Give back exactly the lines from the beginning of the listing below to the line holding "ph = H - MT - MB", both ends included; the pictures stay out.

Given material:

********************

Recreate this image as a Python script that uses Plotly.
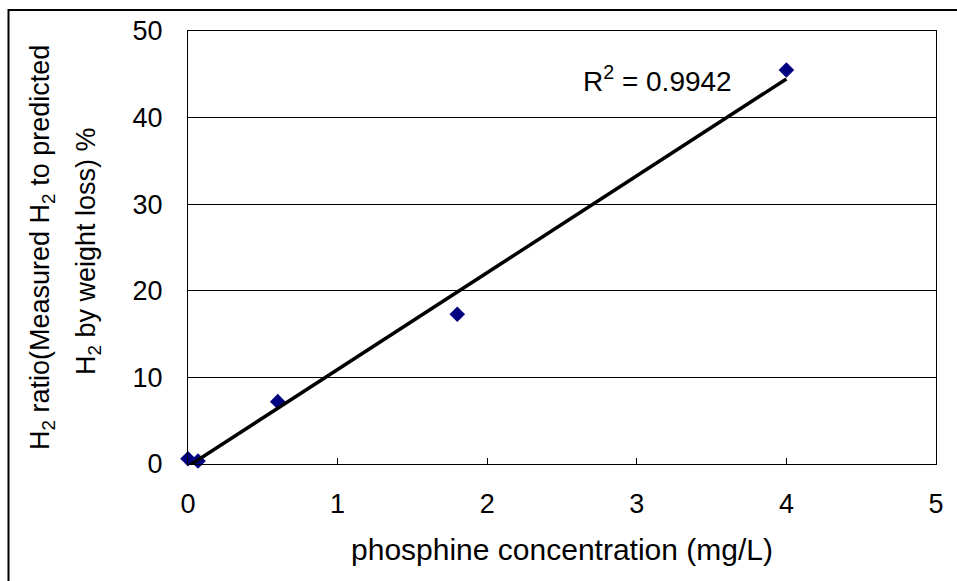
import numpy as np
import plotly.graph_objects as go

# Data
phosphine_mg_L = [0.0, 0.067, 0.6, 1.8, 4.0]
h2_ratio_pct = [0.6, 0.35, 7.2, 17.3, 45.5]
x_ticks = [0, 1, 2, 3, 4, 5]
y_ticks = [0, 10, 20, 30, 40, 50]
r2_label = "R<sup>2</sup> = 0.9942"

# Linear trend line (least squares) through the data
slope, intercept = np.polyfit(phosphine_mg_L, h2_ratio_pct, 1)
fit_x = [min(phosphine_mg_L), max(phosphine_mg_L)]
fit_y = [slope * v + intercept for v in fit_x]

FONT = "Liberation Sans, Arial, sans-serif"

fig = go.Figure()
fig.add_trace(go.Scatter(
    x=phosphine_mg_L, y=h2_ratio_pct, mode="markers",
    marker=dict(symbol="diamond", size=12, color="#000080", line=dict(width=0)),
    showlegend=False, cliponaxis=False,
))
fig.add_trace(go.Scatter(
    x=fit_x, y=fit_y, mode="lines",
    line=dict(color="black", width=3.5),
    showlegend=False, cliponaxis=False,
))

ML, MR, MT, MB = 188, 21, 31, 117
W, H = 957, 581
pw = W - ML - MR
ph = H - MT - MB

def px_x(p):
    return (p - ML) / pw

def px_y(p):
    return (H - MB - p) / ph

fig.update_layout(
    width=W, height=H,
    margin=dict(l=ML, r=MR, t=MT, b=MB),
    paper_bgcolor="white", plot_bgcolor="white",
    font=dict(family=FONT, size=27, color="black"),
    xaxis=dict(
        range=[0, 5], tickvals=x_ticks, ticktext=[str(v) for v in x_ticks],
        showgrid=False, zeroline=False,
        showline=True, mirror=True, linecolor="black", linewidth=1,
        ticks="inside", ticklen=6, tickcolor="black", tickwidth=1,
        ticklabelstandoff=16,
        tickfont=dict(size=27),
        title=dict(text="phosphine concentration (mg/L)", font=dict(size=30), standoff=20),
    ),
    yaxis=dict(
        range=[0, 50], tickvals=y_ticks, ticktext=[str(v) for v in y_ticks],
        showgrid=True, gridcolor="black", gridwidth=1,
        zeroline=False,
        showline=True, mirror=True, linecolor="black", linewidth=1,
        ticks="", ticklabelstandoff=19,
        tickfont=dict(size=27),
    ),
    annotations=[
        dict(text="H<sub>2</sub> ratio(Measured H<sub>2</sub> to predicted",
             xref="paper", yref="paper", x=px_x(42), y=px_y(248),
             xanchor="center", yanchor="middle", textangle=-90,
             showarrow=False, font=dict(size=27)),
        dict(text="H<sub>2</sub> by weight loss) %",
             xref="paper", yref="paper", x=px_x(88), y=px_y(251),
             xanchor="center", yanchor="middle", textangle=-90,
             showarrow=False, font=dict(size=27)),
        dict(text=r2_label, xref="x", yref="y", x=3.135, y=44.5,
             xanchor="center", yanchor="middle", showarrow=False,
             font=dict(size=28)),
    ],
    shapes=[
        dict(type="rect", xref="paper", yref="paper",
             x0=px_x(8.5), x1=px_x(W + 20), y0=px_y(H + 20), y1=px_y(10),
             line=dict(color="black", width=2), fillcolor="rgba(0,0,0,0)",
             layer="above"),
    ],
)

fig.write_html("out.html")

********************

Task response:
Recreate this image as a Python script that uses Plotly.
import numpy as np
import plotly.graph_objects as go

# Data
phosphine_mg_L = [0.0, 0.067, 0.6, 1.8, 4.0]
h2_ratio_pct = [0.6, 0.35, 7.2, 17.3, 45.5]
x_ticks = [0, 1, 2, 3, 4, 5]
y_ticks = [0, 10, 20, 30, 40, 50]
r2_label = "R<sup>2</sup> = 0.9942"

# Linear trend line (least squares) through the data
slope, intercept = np.polyfit(phosphine_mg_L, h2_ratio_pct, 1)
fit_x = [min(phosphine_mg_L), max(phosphine_mg_L)]
fit_y = [slope * v + intercept for v in fit_x]

FONT = "Liberation Sans, Arial, sans-serif"

fig = go.Figure()
fig.add_trace(go.Scatter(
    x=phosphine_mg_L, y=h2_ratio_pct, mode="markers",
    marker=dict(symbol="diamond", size=12, color="#000080", line=dict(width=0)),
    showlegend=False, cliponaxis=False,
))
fig.add_trace(go.Scatter(
    x=fit_x, y=fit_y, mode="lines",
    line=dict(color="black", width=3.5),
    showlegend=False, cliponaxis=False,
))

ML, MR, MT, MB = 188, 21, 31, 117
W, H = 957, 581
pw = W - ML - MR
ph = H - MT - MB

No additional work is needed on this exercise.